> **PROBLEM DETAILS**:
Starting with the first line and ending with the line that holds "120, 140, 160];", repeat the material exactly.

== DATA SECTION

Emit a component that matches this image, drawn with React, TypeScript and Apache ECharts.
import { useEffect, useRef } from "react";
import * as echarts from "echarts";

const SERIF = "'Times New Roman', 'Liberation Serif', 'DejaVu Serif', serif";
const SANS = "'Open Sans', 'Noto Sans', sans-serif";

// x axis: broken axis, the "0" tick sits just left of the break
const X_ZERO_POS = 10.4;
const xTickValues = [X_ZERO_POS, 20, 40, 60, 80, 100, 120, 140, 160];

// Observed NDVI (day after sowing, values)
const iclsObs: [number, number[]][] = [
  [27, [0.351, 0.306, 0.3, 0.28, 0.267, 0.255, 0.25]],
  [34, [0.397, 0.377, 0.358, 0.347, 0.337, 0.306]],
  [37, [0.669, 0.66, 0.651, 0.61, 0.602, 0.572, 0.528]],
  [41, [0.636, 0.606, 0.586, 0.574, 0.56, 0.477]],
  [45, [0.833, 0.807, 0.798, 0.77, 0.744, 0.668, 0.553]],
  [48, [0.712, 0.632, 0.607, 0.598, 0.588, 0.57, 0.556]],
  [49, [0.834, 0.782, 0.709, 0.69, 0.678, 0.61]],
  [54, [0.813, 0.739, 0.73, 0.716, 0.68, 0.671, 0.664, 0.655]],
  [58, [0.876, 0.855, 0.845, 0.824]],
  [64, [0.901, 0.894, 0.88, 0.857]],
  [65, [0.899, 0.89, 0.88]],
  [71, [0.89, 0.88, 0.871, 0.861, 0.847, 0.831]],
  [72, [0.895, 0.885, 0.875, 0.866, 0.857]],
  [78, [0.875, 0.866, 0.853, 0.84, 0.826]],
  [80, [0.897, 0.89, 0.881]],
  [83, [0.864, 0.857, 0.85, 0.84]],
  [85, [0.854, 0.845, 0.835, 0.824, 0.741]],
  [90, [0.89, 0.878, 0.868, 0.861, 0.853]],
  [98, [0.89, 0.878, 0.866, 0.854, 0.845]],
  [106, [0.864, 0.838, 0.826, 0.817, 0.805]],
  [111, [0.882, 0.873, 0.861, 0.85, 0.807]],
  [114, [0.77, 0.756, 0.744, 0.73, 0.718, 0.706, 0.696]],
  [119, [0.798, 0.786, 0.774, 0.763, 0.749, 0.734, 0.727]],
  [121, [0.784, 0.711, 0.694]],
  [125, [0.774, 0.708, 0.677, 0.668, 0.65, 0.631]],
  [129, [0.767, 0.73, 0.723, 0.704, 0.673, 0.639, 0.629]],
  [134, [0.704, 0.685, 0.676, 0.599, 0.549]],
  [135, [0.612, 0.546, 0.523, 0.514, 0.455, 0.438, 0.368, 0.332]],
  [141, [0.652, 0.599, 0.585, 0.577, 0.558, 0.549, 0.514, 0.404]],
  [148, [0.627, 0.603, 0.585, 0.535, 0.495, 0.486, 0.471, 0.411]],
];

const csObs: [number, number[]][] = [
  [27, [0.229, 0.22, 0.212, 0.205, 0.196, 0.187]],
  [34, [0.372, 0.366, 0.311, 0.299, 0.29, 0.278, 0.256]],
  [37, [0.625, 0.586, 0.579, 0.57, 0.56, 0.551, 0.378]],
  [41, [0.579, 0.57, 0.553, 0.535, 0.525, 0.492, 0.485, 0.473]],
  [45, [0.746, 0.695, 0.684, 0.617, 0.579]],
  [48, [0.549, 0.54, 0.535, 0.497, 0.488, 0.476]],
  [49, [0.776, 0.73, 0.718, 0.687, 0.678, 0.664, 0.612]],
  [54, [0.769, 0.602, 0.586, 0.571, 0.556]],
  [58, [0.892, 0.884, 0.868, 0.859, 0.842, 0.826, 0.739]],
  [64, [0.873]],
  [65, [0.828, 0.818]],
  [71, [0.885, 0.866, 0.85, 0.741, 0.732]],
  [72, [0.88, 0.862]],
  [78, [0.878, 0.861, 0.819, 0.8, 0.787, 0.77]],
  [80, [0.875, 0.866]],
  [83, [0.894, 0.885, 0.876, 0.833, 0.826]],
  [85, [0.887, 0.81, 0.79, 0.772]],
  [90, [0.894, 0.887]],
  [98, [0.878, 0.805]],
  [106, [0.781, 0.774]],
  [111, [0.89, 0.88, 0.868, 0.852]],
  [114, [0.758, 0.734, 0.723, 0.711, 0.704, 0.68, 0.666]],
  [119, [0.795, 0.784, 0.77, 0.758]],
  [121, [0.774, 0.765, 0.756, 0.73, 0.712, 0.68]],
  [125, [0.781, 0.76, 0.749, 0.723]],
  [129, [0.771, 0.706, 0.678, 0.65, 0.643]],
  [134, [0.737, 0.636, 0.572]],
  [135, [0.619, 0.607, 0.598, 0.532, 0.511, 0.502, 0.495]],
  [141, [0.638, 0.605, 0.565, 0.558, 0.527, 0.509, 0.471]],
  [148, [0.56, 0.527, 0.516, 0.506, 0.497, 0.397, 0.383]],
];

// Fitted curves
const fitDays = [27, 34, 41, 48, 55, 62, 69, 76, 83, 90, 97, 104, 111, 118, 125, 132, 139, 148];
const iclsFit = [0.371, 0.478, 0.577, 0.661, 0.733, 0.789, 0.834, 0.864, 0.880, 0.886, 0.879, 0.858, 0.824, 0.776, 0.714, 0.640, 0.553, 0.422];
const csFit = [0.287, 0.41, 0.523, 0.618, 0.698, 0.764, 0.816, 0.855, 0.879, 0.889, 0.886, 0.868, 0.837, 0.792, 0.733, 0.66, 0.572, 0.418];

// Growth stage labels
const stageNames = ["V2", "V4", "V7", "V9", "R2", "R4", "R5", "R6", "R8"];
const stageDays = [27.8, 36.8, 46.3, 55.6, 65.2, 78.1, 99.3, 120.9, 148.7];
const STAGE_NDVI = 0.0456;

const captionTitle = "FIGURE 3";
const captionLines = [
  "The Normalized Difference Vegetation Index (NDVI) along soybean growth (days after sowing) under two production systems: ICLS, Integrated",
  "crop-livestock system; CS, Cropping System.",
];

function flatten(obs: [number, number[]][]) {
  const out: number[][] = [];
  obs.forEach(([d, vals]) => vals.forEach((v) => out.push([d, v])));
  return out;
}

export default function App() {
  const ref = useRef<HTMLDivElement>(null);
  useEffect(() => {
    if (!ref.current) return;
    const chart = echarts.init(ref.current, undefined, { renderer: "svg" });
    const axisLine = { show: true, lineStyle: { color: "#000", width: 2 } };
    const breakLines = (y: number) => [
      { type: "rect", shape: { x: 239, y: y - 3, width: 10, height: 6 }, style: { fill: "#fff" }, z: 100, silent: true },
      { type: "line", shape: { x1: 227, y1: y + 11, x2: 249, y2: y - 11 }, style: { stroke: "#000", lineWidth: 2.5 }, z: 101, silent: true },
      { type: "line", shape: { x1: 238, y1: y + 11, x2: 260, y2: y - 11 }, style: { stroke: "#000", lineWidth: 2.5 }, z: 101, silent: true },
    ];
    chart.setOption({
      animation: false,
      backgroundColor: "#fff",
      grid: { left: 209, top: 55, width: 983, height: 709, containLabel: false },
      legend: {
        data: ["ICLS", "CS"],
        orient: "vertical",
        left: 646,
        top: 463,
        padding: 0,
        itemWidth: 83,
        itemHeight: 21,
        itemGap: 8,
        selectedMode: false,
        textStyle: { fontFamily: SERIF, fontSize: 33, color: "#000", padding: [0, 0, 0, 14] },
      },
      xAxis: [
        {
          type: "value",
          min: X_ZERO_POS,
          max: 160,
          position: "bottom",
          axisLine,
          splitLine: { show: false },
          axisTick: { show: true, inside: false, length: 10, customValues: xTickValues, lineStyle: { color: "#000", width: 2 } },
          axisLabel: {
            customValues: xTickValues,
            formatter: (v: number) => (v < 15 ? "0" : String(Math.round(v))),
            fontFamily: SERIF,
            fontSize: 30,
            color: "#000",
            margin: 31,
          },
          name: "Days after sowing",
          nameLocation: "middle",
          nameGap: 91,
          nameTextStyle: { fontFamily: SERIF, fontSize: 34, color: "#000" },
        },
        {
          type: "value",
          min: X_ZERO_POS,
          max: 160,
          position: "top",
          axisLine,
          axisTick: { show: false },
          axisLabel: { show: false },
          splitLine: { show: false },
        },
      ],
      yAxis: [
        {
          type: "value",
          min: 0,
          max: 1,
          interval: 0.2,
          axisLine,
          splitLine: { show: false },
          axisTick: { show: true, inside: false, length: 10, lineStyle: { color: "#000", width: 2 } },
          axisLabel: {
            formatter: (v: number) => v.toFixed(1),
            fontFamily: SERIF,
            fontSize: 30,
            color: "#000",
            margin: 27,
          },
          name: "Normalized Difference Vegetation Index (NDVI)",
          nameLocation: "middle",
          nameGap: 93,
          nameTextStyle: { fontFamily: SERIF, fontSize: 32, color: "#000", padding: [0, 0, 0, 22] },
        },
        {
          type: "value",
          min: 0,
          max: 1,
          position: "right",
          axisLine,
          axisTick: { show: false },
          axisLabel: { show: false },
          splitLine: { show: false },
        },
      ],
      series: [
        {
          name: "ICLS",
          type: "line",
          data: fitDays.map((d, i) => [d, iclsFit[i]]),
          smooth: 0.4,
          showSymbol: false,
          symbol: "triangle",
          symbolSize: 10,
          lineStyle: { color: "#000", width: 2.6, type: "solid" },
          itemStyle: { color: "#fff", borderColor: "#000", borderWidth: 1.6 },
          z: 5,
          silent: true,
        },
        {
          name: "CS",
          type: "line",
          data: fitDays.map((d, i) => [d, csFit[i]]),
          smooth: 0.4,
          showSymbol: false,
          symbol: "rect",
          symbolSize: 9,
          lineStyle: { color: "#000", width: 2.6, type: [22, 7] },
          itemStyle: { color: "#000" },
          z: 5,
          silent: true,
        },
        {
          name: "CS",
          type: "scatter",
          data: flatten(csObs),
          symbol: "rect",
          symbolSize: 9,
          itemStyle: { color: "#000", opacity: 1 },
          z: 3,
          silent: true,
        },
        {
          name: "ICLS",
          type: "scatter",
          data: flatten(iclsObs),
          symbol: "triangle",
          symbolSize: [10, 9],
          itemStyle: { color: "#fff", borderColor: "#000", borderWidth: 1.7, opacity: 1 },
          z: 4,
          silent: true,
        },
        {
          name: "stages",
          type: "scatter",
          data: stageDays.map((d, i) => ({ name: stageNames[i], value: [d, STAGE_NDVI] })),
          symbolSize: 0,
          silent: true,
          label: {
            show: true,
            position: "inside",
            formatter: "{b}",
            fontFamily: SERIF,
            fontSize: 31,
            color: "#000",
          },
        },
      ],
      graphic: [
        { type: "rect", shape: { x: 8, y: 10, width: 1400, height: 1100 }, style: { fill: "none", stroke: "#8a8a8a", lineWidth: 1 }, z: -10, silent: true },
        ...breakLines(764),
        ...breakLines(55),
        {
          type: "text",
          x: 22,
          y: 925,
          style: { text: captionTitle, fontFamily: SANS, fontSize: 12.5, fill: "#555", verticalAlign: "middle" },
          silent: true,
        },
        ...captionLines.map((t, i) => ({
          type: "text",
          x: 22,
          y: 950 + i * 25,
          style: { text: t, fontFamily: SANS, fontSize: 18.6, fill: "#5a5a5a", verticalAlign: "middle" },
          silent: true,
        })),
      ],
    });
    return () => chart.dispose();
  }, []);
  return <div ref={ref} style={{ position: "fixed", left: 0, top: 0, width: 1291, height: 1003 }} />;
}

====

> **WRITTEN SOLUTION**:
Emit a component that matches this image, drawn with React, TypeScript and Apache ECharts.
import { useEffect, useRef } from "react";
import * as echarts from "echarts";

const SERIF = "'Times New Roman', 'Liberation Serif', 'DejaVu Serif', serif";
const SANS = "'Open Sans', 'Noto Sans', sans-serif";

// x axis: broken axis, the "0" tick sits just left of the break
const X_ZERO_POS = 10.4;
const xTickValues = [X_ZERO_POS, 20, 40, 60, 80, 100, 120, 140, 160];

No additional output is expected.